» Given instruction: Pull out every line of the listing below where "with" appears.

» Data block:

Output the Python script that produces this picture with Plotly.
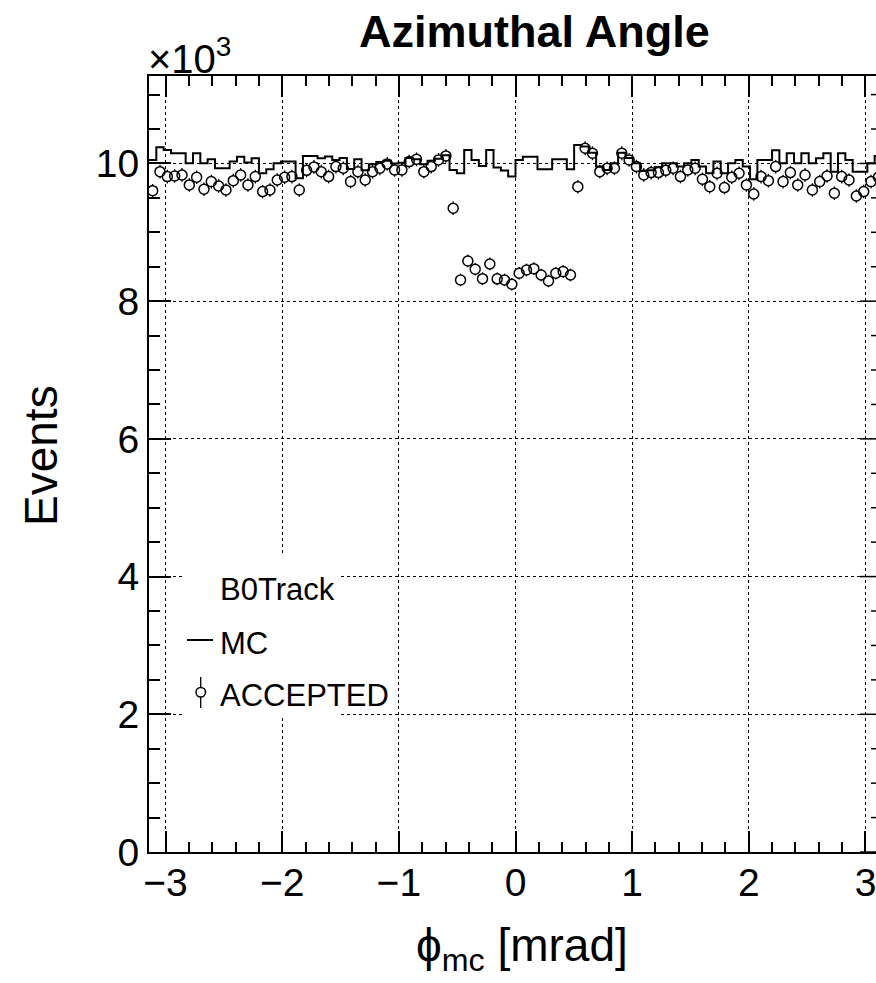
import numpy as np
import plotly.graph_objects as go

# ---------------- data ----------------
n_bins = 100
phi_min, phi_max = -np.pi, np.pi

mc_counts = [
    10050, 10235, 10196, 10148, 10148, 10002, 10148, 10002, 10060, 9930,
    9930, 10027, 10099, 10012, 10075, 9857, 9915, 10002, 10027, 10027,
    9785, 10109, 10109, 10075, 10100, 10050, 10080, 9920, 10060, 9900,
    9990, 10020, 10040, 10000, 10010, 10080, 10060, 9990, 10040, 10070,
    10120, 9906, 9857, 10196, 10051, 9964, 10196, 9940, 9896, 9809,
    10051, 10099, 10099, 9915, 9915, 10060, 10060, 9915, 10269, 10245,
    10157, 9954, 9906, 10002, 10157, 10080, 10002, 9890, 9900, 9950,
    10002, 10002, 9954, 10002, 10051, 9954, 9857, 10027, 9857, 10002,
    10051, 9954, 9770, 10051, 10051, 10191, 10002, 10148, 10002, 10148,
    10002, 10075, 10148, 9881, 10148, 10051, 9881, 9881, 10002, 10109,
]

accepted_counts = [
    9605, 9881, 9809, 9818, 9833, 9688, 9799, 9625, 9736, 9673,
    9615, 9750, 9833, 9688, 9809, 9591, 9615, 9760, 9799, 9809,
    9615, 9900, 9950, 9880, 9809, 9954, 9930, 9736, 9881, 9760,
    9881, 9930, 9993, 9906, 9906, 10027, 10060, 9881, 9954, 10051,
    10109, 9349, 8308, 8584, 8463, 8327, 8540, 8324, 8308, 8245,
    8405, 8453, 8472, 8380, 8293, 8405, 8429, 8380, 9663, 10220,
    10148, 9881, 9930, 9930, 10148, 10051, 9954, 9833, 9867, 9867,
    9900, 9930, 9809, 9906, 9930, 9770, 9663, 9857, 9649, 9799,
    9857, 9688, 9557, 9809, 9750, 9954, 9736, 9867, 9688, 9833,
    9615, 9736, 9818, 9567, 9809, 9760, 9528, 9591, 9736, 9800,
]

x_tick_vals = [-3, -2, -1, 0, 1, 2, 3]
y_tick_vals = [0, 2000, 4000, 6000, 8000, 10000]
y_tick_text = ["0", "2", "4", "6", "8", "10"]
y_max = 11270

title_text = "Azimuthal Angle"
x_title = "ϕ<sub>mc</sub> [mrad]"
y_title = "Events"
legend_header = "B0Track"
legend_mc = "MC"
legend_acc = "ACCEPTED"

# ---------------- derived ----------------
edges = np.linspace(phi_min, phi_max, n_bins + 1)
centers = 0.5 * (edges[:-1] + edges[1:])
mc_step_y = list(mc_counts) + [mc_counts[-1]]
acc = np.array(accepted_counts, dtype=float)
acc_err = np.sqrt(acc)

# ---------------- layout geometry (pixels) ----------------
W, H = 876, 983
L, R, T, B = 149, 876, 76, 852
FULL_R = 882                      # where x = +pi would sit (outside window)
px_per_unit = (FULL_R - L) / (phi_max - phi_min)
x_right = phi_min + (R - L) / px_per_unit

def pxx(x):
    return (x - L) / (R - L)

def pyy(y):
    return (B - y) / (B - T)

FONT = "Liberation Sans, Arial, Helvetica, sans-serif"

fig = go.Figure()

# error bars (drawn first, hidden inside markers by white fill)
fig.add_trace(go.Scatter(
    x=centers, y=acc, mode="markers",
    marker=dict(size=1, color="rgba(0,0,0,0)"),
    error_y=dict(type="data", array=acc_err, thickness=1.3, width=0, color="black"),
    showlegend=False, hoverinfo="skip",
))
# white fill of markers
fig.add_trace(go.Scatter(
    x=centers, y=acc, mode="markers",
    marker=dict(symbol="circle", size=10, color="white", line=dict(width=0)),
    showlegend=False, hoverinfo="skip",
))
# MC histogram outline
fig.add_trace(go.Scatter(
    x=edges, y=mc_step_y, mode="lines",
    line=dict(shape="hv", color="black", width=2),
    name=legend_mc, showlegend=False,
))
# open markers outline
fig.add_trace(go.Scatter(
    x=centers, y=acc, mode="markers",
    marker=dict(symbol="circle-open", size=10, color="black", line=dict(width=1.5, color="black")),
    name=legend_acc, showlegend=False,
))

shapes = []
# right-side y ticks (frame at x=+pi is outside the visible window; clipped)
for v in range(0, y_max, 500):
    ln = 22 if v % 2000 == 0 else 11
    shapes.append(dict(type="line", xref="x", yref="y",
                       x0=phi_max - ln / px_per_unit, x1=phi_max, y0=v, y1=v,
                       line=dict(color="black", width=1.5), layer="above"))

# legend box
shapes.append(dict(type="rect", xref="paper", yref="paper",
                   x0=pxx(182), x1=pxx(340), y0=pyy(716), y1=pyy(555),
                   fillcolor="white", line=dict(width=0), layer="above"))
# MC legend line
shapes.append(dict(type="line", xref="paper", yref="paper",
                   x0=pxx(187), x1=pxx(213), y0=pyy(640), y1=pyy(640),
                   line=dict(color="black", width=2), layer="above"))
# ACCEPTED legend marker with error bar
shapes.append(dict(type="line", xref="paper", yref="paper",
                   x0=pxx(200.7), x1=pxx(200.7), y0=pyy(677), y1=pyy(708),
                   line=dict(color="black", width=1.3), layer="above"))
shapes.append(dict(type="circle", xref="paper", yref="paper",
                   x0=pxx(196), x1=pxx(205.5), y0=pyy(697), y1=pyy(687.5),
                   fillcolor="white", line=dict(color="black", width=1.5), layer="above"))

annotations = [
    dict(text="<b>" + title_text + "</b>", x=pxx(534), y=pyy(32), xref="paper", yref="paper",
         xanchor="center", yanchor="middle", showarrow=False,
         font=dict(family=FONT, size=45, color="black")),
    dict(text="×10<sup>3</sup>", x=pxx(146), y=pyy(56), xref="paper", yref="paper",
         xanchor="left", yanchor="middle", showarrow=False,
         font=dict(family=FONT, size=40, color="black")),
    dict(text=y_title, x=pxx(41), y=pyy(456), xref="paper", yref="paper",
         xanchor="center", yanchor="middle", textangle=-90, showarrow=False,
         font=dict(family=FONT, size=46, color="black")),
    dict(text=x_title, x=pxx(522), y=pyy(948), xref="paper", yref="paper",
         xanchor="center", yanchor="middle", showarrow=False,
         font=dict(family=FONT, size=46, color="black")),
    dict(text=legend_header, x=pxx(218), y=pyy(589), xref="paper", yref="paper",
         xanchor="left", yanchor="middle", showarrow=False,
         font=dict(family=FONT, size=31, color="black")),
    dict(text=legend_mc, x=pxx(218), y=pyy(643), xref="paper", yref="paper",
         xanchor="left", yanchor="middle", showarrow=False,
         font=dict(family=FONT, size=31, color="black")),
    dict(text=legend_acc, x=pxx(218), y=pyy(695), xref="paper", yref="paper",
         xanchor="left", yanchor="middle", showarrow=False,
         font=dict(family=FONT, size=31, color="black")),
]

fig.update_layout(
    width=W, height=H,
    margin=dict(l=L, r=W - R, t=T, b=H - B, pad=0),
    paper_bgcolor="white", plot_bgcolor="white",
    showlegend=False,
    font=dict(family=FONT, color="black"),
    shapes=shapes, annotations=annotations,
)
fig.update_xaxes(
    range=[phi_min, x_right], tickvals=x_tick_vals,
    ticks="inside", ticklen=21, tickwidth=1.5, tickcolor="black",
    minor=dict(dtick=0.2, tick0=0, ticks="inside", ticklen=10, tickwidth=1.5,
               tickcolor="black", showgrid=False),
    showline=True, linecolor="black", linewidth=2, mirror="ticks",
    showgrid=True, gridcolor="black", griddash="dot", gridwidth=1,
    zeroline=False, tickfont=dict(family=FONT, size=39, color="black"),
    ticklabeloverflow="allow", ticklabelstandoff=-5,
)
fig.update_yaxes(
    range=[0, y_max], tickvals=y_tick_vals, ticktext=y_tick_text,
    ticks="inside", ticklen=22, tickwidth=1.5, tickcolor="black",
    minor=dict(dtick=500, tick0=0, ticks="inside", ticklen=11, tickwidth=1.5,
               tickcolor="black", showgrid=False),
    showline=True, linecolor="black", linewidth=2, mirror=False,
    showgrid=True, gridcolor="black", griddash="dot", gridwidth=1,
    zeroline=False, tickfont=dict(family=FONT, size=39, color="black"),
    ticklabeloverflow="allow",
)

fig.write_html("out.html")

» Solution for this problem:
Output the Python script that produces this picture with Plotly.
# ACCEPTED legend marker with error bar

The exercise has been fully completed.